(Given data)
*-*-*

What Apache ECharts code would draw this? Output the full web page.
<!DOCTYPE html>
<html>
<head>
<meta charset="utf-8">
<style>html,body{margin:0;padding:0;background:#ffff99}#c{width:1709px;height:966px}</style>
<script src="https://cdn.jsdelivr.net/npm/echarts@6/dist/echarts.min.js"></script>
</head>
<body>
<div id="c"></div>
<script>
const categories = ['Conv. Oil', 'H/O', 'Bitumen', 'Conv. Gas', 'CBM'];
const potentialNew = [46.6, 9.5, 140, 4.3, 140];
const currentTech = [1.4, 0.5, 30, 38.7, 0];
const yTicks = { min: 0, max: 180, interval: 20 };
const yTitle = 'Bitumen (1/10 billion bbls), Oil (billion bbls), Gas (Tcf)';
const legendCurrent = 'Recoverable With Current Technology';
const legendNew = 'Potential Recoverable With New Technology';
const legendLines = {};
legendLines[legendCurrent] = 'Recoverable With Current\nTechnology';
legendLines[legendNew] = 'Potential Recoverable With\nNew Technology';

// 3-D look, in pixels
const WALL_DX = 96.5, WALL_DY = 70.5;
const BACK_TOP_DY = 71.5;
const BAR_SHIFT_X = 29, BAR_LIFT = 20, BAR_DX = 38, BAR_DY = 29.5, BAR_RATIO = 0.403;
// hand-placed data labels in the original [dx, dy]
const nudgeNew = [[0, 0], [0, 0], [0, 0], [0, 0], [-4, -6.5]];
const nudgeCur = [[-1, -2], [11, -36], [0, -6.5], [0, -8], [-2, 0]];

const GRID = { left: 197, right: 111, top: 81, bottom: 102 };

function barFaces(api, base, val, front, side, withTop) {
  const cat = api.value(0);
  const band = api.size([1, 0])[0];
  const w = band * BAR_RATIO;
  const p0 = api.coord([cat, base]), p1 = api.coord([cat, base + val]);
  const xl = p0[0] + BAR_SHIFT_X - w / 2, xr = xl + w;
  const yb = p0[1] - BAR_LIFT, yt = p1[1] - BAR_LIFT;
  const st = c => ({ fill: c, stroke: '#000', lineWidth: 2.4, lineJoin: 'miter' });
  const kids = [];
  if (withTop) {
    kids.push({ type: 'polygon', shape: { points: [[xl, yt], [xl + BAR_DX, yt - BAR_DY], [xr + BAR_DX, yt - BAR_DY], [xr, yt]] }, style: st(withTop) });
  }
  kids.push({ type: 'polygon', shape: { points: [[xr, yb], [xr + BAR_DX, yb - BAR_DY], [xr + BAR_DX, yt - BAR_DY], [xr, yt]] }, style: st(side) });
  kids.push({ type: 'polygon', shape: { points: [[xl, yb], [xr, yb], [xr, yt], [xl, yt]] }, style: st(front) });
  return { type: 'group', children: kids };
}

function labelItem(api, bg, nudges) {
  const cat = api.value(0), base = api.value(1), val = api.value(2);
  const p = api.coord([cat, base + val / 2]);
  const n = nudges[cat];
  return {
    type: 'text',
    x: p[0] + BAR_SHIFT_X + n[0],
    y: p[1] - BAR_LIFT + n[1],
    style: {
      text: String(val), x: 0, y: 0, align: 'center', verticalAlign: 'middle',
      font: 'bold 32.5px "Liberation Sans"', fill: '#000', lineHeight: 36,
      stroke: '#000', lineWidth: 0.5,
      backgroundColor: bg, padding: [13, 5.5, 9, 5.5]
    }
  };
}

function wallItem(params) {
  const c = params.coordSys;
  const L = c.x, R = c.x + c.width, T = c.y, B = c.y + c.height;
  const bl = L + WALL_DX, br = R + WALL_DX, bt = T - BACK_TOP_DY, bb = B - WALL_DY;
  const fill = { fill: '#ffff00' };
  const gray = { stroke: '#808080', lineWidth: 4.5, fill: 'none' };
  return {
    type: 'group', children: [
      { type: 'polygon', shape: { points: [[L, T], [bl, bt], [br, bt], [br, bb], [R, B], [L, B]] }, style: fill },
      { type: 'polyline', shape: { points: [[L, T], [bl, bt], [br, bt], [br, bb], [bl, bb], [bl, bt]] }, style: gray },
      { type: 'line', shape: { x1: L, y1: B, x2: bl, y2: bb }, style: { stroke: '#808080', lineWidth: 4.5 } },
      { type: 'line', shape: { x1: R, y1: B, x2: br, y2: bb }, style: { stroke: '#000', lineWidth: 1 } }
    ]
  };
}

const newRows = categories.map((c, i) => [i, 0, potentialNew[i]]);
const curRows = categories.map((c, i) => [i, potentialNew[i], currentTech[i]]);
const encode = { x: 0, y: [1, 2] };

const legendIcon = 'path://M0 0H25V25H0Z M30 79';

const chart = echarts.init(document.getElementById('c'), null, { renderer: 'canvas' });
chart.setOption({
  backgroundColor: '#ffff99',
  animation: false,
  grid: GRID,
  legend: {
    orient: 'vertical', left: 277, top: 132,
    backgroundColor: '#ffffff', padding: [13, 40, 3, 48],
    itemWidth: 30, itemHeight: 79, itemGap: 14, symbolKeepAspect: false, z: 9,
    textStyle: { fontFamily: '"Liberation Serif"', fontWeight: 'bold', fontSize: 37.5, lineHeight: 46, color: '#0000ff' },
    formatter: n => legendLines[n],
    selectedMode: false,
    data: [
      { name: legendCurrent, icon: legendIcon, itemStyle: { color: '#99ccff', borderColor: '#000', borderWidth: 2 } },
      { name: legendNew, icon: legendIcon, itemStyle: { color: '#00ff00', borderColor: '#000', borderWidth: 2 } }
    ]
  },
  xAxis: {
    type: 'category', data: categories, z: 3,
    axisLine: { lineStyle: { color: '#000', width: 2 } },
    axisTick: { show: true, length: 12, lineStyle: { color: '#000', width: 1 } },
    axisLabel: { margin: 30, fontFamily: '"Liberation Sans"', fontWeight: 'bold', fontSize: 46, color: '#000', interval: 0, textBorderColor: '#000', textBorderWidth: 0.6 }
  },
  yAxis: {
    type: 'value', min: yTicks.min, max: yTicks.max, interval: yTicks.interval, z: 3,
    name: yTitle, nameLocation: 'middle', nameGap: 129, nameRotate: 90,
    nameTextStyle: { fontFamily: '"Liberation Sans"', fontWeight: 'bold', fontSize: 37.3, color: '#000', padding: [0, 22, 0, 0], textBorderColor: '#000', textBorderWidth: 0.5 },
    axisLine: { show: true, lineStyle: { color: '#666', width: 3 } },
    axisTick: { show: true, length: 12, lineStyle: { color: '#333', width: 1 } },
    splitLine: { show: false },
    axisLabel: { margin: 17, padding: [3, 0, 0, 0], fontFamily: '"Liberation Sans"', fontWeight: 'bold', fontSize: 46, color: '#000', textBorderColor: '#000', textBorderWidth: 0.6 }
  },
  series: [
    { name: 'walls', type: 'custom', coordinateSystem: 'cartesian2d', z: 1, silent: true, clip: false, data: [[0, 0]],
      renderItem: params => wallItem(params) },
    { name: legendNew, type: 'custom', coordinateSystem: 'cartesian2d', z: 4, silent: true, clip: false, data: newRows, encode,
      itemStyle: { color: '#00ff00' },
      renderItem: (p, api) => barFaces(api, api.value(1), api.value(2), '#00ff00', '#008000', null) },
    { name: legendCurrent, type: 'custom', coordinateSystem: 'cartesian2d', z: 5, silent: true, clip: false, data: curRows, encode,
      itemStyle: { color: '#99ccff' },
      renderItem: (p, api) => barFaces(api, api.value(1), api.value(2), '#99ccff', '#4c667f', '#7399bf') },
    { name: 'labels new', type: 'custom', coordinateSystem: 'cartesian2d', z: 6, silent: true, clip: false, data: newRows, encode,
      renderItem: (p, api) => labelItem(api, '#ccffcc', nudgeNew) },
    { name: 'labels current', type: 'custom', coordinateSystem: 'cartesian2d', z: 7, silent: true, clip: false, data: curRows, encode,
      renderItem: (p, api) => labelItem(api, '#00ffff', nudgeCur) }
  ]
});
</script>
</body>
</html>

*-*-*

(Work instructions) Write out, exactly and with nothing else, the lines of the listing above from its first line through the line with "-6.5], [0, -8], [-2, 0]];".

(Output of the task)
What Apache ECharts code would draw this? Output the full web page.
<!DOCTYPE html>
<html>
<head>
<meta charset="utf-8">
<style>html,body{margin:0;padding:0;background:#ffff99}#c{width:1709px;height:966px}</style>
<script src="https://cdn.jsdelivr.net/npm/echarts@6/dist/echarts.min.js"></script>
</head>
<body>
<div id="c"></div>
<script>
const categories = ['Conv. Oil', 'H/O', 'Bitumen', 'Conv. Gas', 'CBM'];
const potentialNew = [46.6, 9.5, 140, 4.3, 140];
const currentTech = [1.4, 0.5, 30, 38.7, 0];
const yTicks = { min: 0, max: 180, interval: 20 };
const yTitle = 'Bitumen (1/10 billion bbls), Oil (billion bbls), Gas (Tcf)';
const legendCurrent = 'Recoverable With Current Technology';
const legendNew = 'Potential Recoverable With New Technology';
const legendLines = {};
legendLines[legendCurrent] = 'Recoverable With Current\nTechnology';
legendLines[legendNew] = 'Potential Recoverable With\nNew Technology';

// 3-D look, in pixels
const WALL_DX = 96.5, WALL_DY = 70.5;
const BACK_TOP_DY = 71.5;
const BAR_SHIFT_X = 29, BAR_LIFT = 20, BAR_DX = 38, BAR_DY = 29.5, BAR_RATIO = 0.403;
// hand-placed data labels in the original [dx, dy]
const nudgeNew = [[0, 0], [0, 0], [0, 0], [0, 0], [-4, -6.5]];
const nudgeCur = [[-1, -2], [11, -36], [0, -6.5], [0, -8], [-2, 0]];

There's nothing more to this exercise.